** Start of DATA PROVIDED **

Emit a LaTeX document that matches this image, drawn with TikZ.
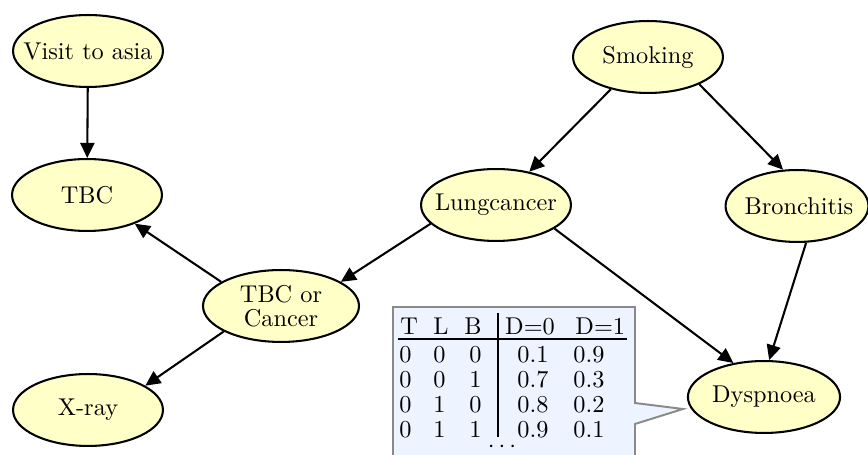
\documentclass[tikz,border=0pt]{standalone}
\usetikzlibrary{arrows.meta,shapes.geometric}
\definecolor{nodefill}{HTML}{FFFFC8}
\definecolor{callfill}{HTML}{EEF4FF}
\definecolor{callline}{HTML}{8A8A8A}
\begin{document}
\begin{tikzpicture}[x=0.4115pt,y=-0.4115pt,
  ell/.style={ellipse,draw=black,line width=0.85pt,fill=nodefill,
    minimum width=61.7pt,minimum height=29.6pt,inner sep=0pt},
  lbl/.style={align=center,font=\fontsize{10}{10}\selectfont,inner sep=0pt},
  edge/.style={line width=0.85pt,-{Triangle[length=6.2pt,width=5.8pt]}},
  cell/.style={inner sep=0pt,font=\fontsize{10}{10}\selectfont},
  rule/.style={line width=0.8pt}]
\useasboundingbox (0,0) rectangle (868,455);
\clip (0,0) rectangle (868,455);

% nodes
\node[ell] (asia) at (88,51) {};
\node[lbl] (asiaT) at (asia) {Visit to asia};
\node[ell] (tbc) at (87,195) {};
\node[lbl] (tbcT) at (tbc) {TBC};
\node[ell] (smoke) at (648,57) {};
\node[lbl] (smokeT) at (smoke) {Smoking};
\node[ell] (lung) at (496,205) {};
\node[lbl] (lungT) at (lung) {Lungcancer};
\node[ell,minimum width=58.8pt] (bron) at (797,206) {};
\node[lbl] (bronT) at (799,206) {Bronchitis};
\node[ell,minimum width=64.2pt] (toc) at (281,306) {};
\node[lbl] (tocT) at (toc) {TBC or\\Cancer};
\node[ell] (xray) at (88,410) {};
\node[lbl] (xrayT) at (xray) {X-ray};
\node[ell,minimum width=62.6pt] (dysp) at (764,397) {};
\node[lbl] (dyspT) at (dysp) {Dyspnoea};

% edges
\draw[edge] (asia) -- (tbc);
\draw[edge] (smoke.221.7) -- (lung.45.8);
\draw[edge] (smoke.-28.3) -- (bron.111);
\draw[edge] (lung.196.9) -- (toc.22.8);
\draw[edge] (lung.-22.3) -- (dysp.132.4);
\draw[edge] (bron.-76.3) -- (dysp.82.3);
\draw[edge] (toc.158.7) -- (tbc.-31);
\draw[edge] (toc.204) -- (xray.23.1);

% callout with table
\filldraw[fill=callfill,draw=callline,line width=0.8pt,line join=miter]
  (393,307) -- (635,307) -- (635,403) -- (683,409) -- (635,424)
  -- (635,470) -- (393,470) -- cycle;

\node[cell,anchor=base west] (hT) at (400,335) {T};
\node[cell,anchor=base west] (hL) at (433,335) {L};
\node[cell,anchor=base east] (hB) at (482,335) {B};
\node[cell,anchor=base] (hD0) at (530,335) {D=0};
\node[cell,anchor=base west] (hD1) at (575,335) {D=1};
\draw[rule] (398,339) -- (627,339);
\draw[rule] (498,313) -- (498,437);

\foreach \a/\b/\c/\d/\e [count=\i] in {0/0/0/0.1/0.9, 0/0/1/0.7/0.3, 0/1/0/0.8/0.2, 0/1/1/0.9/0.1} {
  \pgfmathsetmacro\yy{363+24.7*(\i-1)}
  \node[cell,anchor=base west] (r\i-a) at (399,\yy) {\a};
  \node[cell,anchor=base west] (r\i-b) at (433,\yy) {\b};
  \node[cell,anchor=base east] (r\i-c) at (482,\yy) {\c};
  \node[cell,anchor=base] (r\i-d) at (533,\yy) {\d};
  \node[cell,anchor=base west] (r\i-e) at (573,\yy) {\e};
}
\node[cell,anchor=base] (dots) at (502,453) {$\cdots$};
\end{tikzpicture}
\end{document}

** End of DATA PROVIDED **

GOAL - Copy out all of the material exactly as written, without its pictures.

FINISHED ANSWER -
Emit a LaTeX document that matches this image, drawn with TikZ.
\documentclass[tikz,border=0pt]{standalone}
\usetikzlibrary{arrows.meta,shapes.geometric}
\definecolor{nodefill}{HTML}{FFFFC8}
\definecolor{callfill}{HTML}{EEF4FF}
\definecolor{callline}{HTML}{8A8A8A}
\begin{document}
\begin{tikzpicture}[x=0.4115pt,y=-0.4115pt,
  ell/.style={ellipse,draw=black,line width=0.85pt,fill=nodefill,
    minimum width=61.7pt,minimum height=29.6pt,inner sep=0pt},
  lbl/.style={align=center,font=\fontsize{10}{10}\selectfont,inner sep=0pt},
  edge/.style={line width=0.85pt,-{Triangle[length=6.2pt,width=5.8pt]}},
  cell/.style={inner sep=0pt,font=\fontsize{10}{10}\selectfont},
  rule/.style={line width=0.8pt}]
\useasboundingbox (0,0) rectangle (868,455);
\clip (0,0) rectangle (868,455);

% nodes
\node[ell] (asia) at (88,51) {};
\node[lbl] (asiaT) at (asia) {Visit to asia};
\node[ell] (tbc) at (87,195) {};
\node[lbl] (tbcT) at (tbc) {TBC};
\node[ell] (smoke) at (648,57) {};
\node[lbl] (smokeT) at (smoke) {Smoking};
\node[ell] (lung) at (496,205) {};
\node[lbl] (lungT) at (lung) {Lungcancer};
\node[ell,minimum width=58.8pt] (bron) at (797,206) {};
\node[lbl] (bronT) at (799,206) {Bronchitis};
\node[ell,minimum width=64.2pt] (toc) at (281,306) {};
\node[lbl] (tocT) at (toc) {TBC or\\Cancer};
\node[ell] (xray) at (88,410) {};
\node[lbl] (xrayT) at (xray) {X-ray};
\node[ell,minimum width=62.6pt] (dysp) at (764,397) {};
\node[lbl] (dyspT) at (dysp) {Dyspnoea};

% edges
\draw[edge] (asia) -- (tbc);
\draw[edge] (smoke.221.7) -- (lung.45.8);
\draw[edge] (smoke.-28.3) -- (bron.111);
\draw[edge] (lung.196.9) -- (toc.22.8);
\draw[edge] (lung.-22.3) -- (dysp.132.4);
\draw[edge] (bron.-76.3) -- (dysp.82.3);
\draw[edge] (toc.158.7) -- (tbc.-31);
\draw[edge] (toc.204) -- (xray.23.1);

% callout with table
\filldraw[fill=callfill,draw=callline,line width=0.8pt,line join=miter]
  (393,307) -- (635,307) -- (635,403) -- (683,409) -- (635,424)
  -- (635,470) -- (393,470) -- cycle;

\node[cell,anchor=base west] (hT) at (400,335) {T};
\node[cell,anchor=base west] (hL) at (433,335) {L};
\node[cell,anchor=base east] (hB) at (482,335) {B};
\node[cell,anchor=base] (hD0) at (530,335) {D=0};
\node[cell,anchor=base west] (hD1) at (575,335) {D=1};
\draw[rule] (398,339) -- (627,339);
\draw[rule] (498,313) -- (498,437);

\foreach \a/\b/\c/\d/\e [count=\i] in {0/0/0/0.1/0.9, 0/0/1/0.7/0.3, 0/1/0/0.8/0.2, 0/1/1/0.9/0.1} {
  \pgfmathsetmacro\yy{363+24.7*(\i-1)}
  \node[cell,anchor=base west] (r\i-a) at (399,\yy) {\a};
  \node[cell,anchor=base west] (r\i-b) at (433,\yy) {\b};
  \node[cell,anchor=base east] (r\i-c) at (482,\yy) {\c};
  \node[cell,anchor=base] (r\i-d) at (533,\yy) {\d};
  \node[cell,anchor=base west] (r\i-e) at (573,\yy) {\e};
}
\node[cell,anchor=base] (dots) at (502,453) {$\cdots$};
\end{tikzpicture}
\end{document}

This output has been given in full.